I am not a conspiracy whack job, and you don't
need to one hundred percent buy into everything you watch.
But this chaos documentary on Netflix is even more worth
your time than a trip to buy a horse paste
for your COVID MO. So it was compelling. It makes
(08:54):
a compelling argument. Is that fair to say? Very absorbing?
And O'Neil himself admitst some things where he doesn't have
conclusive evidence. I think the thing raises more questions than
it answers. But it's interesting stuff and it's not just
it's not like that UFO show with the guy with
the wild hair. What is that Ancient Aliens? Yes, ancient
(09:15):
alien I mean some of that stuff can be fun,
but I think this is serious and it's extraordinarily well crafted,
well put together.
Speaker 3 (09:23):
In fact, I'm going to take you up on that,
and I'm going to watch it this weekend on a
strength of your review and recommendation.
Speaker 4 (09:31):
You got to tell me what you think of it.
I'm really curious to see people's reactions. It doesn't have raves.
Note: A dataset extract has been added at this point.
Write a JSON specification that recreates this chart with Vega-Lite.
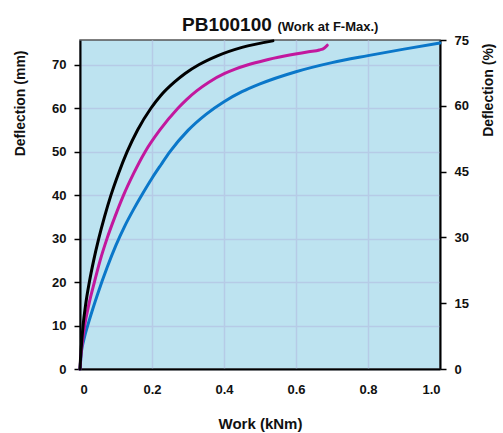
{
  "$schema": "https://vega.github.io/schema/vega-lite/v6.json",
  "width": 360,
  "height": 329,
  "autosize": {"type": "none"},
  "padding": {"left": 80, "top": 40, "right": 63, "bottom": 64},
  "background": "white",
  "title": {"text": "PB100100", "anchor": "start", "frame": "group", "dx": 102, "offset": -15, "fontSize": 19, "font": "Liberation Sans", "fontWeight": "bold", "color": "#111"},
  "config": {
    "view": {"fill": "#bde3f0", "stroke": "#555", "strokeWidth": 1.5},
    "axis": {
      "labelFont": "Liberation Sans", "labelFontWeight": "bold", "labelFontSize": 13, "labelColor": "#111",
      "titleFont": "Liberation Sans", "titleFontWeight": "bold", "titleFontSize": 14, "titleColor": "#111",
      "domainColor": "#000", "domainWidth": 2, "tickColor": "#000", "tickWidth": 1.5, "tickSize": 6,
      "gridColor": "#b6cbe6", "gridWidth": 1.5, "gridOpacity": 1
    }
  },
  "layer": [
    {
      "data": {"values": [
        {"series": "Blue", "work": 0, "defl": 0},
        {"series": "Blue", "work": 0.004, "defl": 4},
        {"series": "Blue", "work": 0.01, "defl": 6.5},
        {"series": "Blue", "work": 0.025, "defl": 11},
        {"series": "Blue", "work": 0.05, "defl": 17.5},
        {"series": "Blue", "work": 0.075, "defl": 23.3},
        {"series": "Blue", "work": 0.1, "defl": 28.5},
        {"series": "Blue", "work": 0.125, "defl": 33},
        {"series": "Blue", "work": 0.15, "defl": 36.9},
        {"series": "Blue", "work": 0.175, "defl": 40.5},
        {"series": "Blue", "work": 0.2, "defl": 43.9},
        {"series": "Blue", "work": 0.225, "defl": 47},
        {"series": "Blue", "work": 0.25, "defl": 50},
        {"series": "Blue", "work": 0.3, "defl": 54.9},
        {"series": "Blue", "work": 0.35, "defl": 58.6},
        {"series": "Blue", "work": 0.4, "defl": 61.5},
        {"series": "Blue", "work": 0.45, "defl": 63.8},
        {"series": "Blue", "work": 0.5, "defl": 65.6},
        {"series": "Blue", "work": 0.6, "defl": 68.4},
        {"series": "Blue", "work": 0.7, "defl": 70.5},
        {"series": "Blue", "work": 0.8, "defl": 72.1},
        {"series": "Blue", "work": 0.9, "defl": 73.6},
        {"series": "Blue", "work": 1.0, "defl": 75},
        {"series": "Magenta", "work": 0, "defl": 0},
        {"series": "Magenta", "work": 0.002, "defl": 2.5},
        {"series": "Magenta", "work": 0.005, "defl": 5},
        {"series": "Magenta", "work": 0.013, "defl": 10},
        {"series": "Magenta", "work": 0.025, "defl": 15},
        {"series": "Magenta", "work": 0.04, "defl": 20},
        {"series": "Magenta", "work": 0.056, "defl": 25},
        {"series": "Magenta", "work": 0.075, "defl": 30},
        {"series": "Magenta", "work": 0.097, "defl": 35},
        {"series": "Magenta", "work": 0.121, "defl": 40},
        {"series": "Magenta", "work": 0.149, "defl": 45},
        {"series": "Magenta", "work": 0.181, "defl": 50},
        {"series": "Magenta", "work": 0.222, "defl": 55},
        {"series": "Magenta", "work": 0.272, "defl": 60},
        {"series": "Magenta", "work": 0.296, "defl": 62},
        {"series": "Magenta", "work": 0.324, "defl": 64},
        {"series": "Magenta", "work": 0.358, "defl": 66},
        {"series": "Magenta", "work": 0.402, "defl": 68},
        {"series": "Magenta", "work": 0.431, "defl": 69},
        {"series": "Magenta", "work": 0.467, "defl": 70},
        {"series": "Magenta", "work": 0.512, "defl": 71},
        {"series": "Magenta", "work": 0.568, "defl": 72},
        {"series": "Magenta", "work": 0.635, "defl": 73},
        {"series": "Magenta", "work": 0.665, "defl": 73.4},
        {"series": "Magenta", "work": 0.678, "defl": 73.8},
        {"series": "Magenta", "work": 0.687, "defl": 74.5},
        {"series": "Black", "work": 0, "defl": 0},
        {"series": "Black", "work": 0.0015, "defl": 2.5},
        {"series": "Black", "work": 0.0035, "defl": 5},
        {"series": "Black", "work": 0.0085, "defl": 10},
        {"series": "Black", "work": 0.016, "defl": 15},
        {"series": "Black", "work": 0.026, "defl": 20},
        {"series": "Black", "work": 0.038, "defl": 25},
        {"series": "Black", "work": 0.052, "defl": 30},
        {"series": "Black", "work": 0.068, "defl": 35},
        {"series": "Black", "work": 0.086, "defl": 40},
        {"series": "Black", "work": 0.107, "defl": 45},
        {"series": "Black", "work": 0.131, "defl": 50},
        {"series": "Black", "work": 0.16, "defl": 55},
        {"series": "Black", "work": 0.197, "defl": 60},
        {"series": "Black", "work": 0.225, "defl": 63},
        {"series": "Black", "work": 0.262, "defl": 66},
        {"series": "Black", "work": 0.292, "defl": 68},
        {"series": "Black", "work": 0.33, "defl": 70},
        {"series": "Black", "work": 0.38, "defl": 72},
        {"series": "Black", "work": 0.45, "defl": 74},
        {"series": "Black", "work": 0.536, "defl": 75.5}
      ]},
      "mark": {"type": "line", "strokeWidth": 3, "strokeCap": "round", "strokeJoin": "round", "interpolate": "monotone"},
      "encoding": {
        "x": {"field": "work", "type": "quantitative", "scale": {"domain": [0, 1], "nice": false},
          "axis": {"orient": "bottom", "values": [0, 0.2, 0.4, 0.6, 0.8, 1.0], "labelExpr": "datum.value == 0 ? '0' : format(datum.value, '.1f')",
            "ticks": false, "labelPadding": 14, "title": "Work (kNm)", "titleFontSize": 15, "titleY": 59, "titleBaseline": "alphabetic"}},
        "y": {"field": "defl", "type": "quantitative", "scale": {"domain": [0, 75.7], "nice": false},
          "axis": {"orient": "left", "values": [0, 10, 20, 30, 40, 50, 60, 70], "labelPadding": 8,
            "title": "Deflection (mm)", "titleAngle": 270, "titleAlign": "right", "titleBaseline": "alphabetic", "titleX": -56, "titleY": 10}},
        "color": {"field": "series", "type": "nominal", "scale": {"domain": ["Black", "Magenta", "Blue"], "range": ["#000000", "#c2189e", "#0a77c9"]}, "legend": null}
      }
    },
    {
      "data": {"values": [{"pct": 0, "w": 0}, {"pct": 75, "w": 1}]},
      "mark": {"type": "point", "opacity": 0},
      "encoding": {
        "x": {"field": "w", "type": "quantitative", "scale": {"domain": [0, 1], "nice": false},
          "axis": {"orient": "top", "labels": false, "ticks": false, "domain": false, "grid": false,
            "title": "(Work at F-Max.)", "titleFontSize": 13, "titleX": 197, "titleY": -10, "titleAlign": "left", "titleBaseline": "alphabetic"}},
        "y": {"field": "pct", "type": "quantitative", "scale": {"domain": [0, 75], "nice": false},
          "axis": {"orient": "right", "values": [0, 15, 30, 45, 60, 75], "grid": false, "labelPadding": 8,
            "title": "Deflection (%)", "titleAngle": 270, "titleAlign": "right", "titleBaseline": "alphabetic", "titleX": 52, "titleY": 3}}
      }
    }
  ],
  "resolve": {"scale": {"y": "independent"}, "axis": {"x": "independent"}}
}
The last time I looked on Rotten Tomatoes, it was
somewhere down around to sixty five, and I just don't
understand that.
Speaker 3 (09:42):
Possibly because you and I are old enough to kind
of remember the evolution of the whole Manson saga. Even
though it happened right around when we were born, Manson
was still a resonant figure in popular culture for a
long time after that.
Speaker 4 (09:57):
It was a major pop culture touch stone, and so
was Helter Skelter Yes, and the Beatles album that Manson
got that from. He was a huge Beatles fan. The
whole thing is really interesting, and one of the people was,
I believe Doris Day's sun interesting rabbit hole to go down.